Sheep find what they need, in dry and craggy places, in the valley of the shadow of death, and turn it into wool and milk and lambs. They appreciate a nice flat, green pasture… but they don’t absolutely need one.
I lived around sheep for one summer, in 2000. I was hired to help with a project in Eskdale, in northern England. It’s a beautiful green valley surrounded by very steep, rocky hills. And – yep – it’s sheep country.
I remember jokes about how Eskdale sheep – a hardy breed called Herdwicks – would develop legs that were shorter on one side, from constantly grazing on steep hillsides.
I’d honestly kind of forgotten the Eskdale Herdwicks until this week. I found some photos online that brought back memories. My favorite is a sheep standing tall against the sky on the lichen-covered boulders of Hardknott Pass. I remember Hardknott Pass; we hiked up it one day. The road over that pass is the steepest road in Great Britain, ascending 1200 feet at a 33% grade. Challenging for humans and cars. No sweat for sheep.

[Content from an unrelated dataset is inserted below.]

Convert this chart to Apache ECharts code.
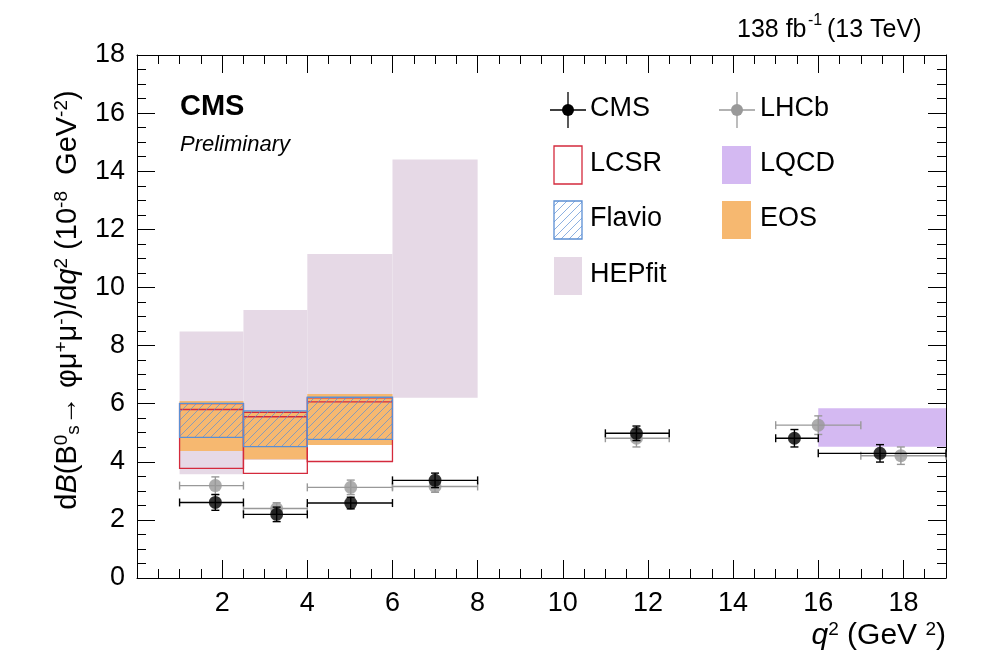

The world doesn’t feel like a place of green pastures and still waters at the moment. Bossy sheep and bad shepherds abound.
I think what I need from Good Shepherd Sunday this year is the reminder that with a loving Shepherd to guard and guide them, sheep can handle a lot. Sheep can stick together and find what they need, in harsh environments and hard seasons.
May the Lamb who is our loving Shepherd protect us, tend us, and equip us for the landscape ahead.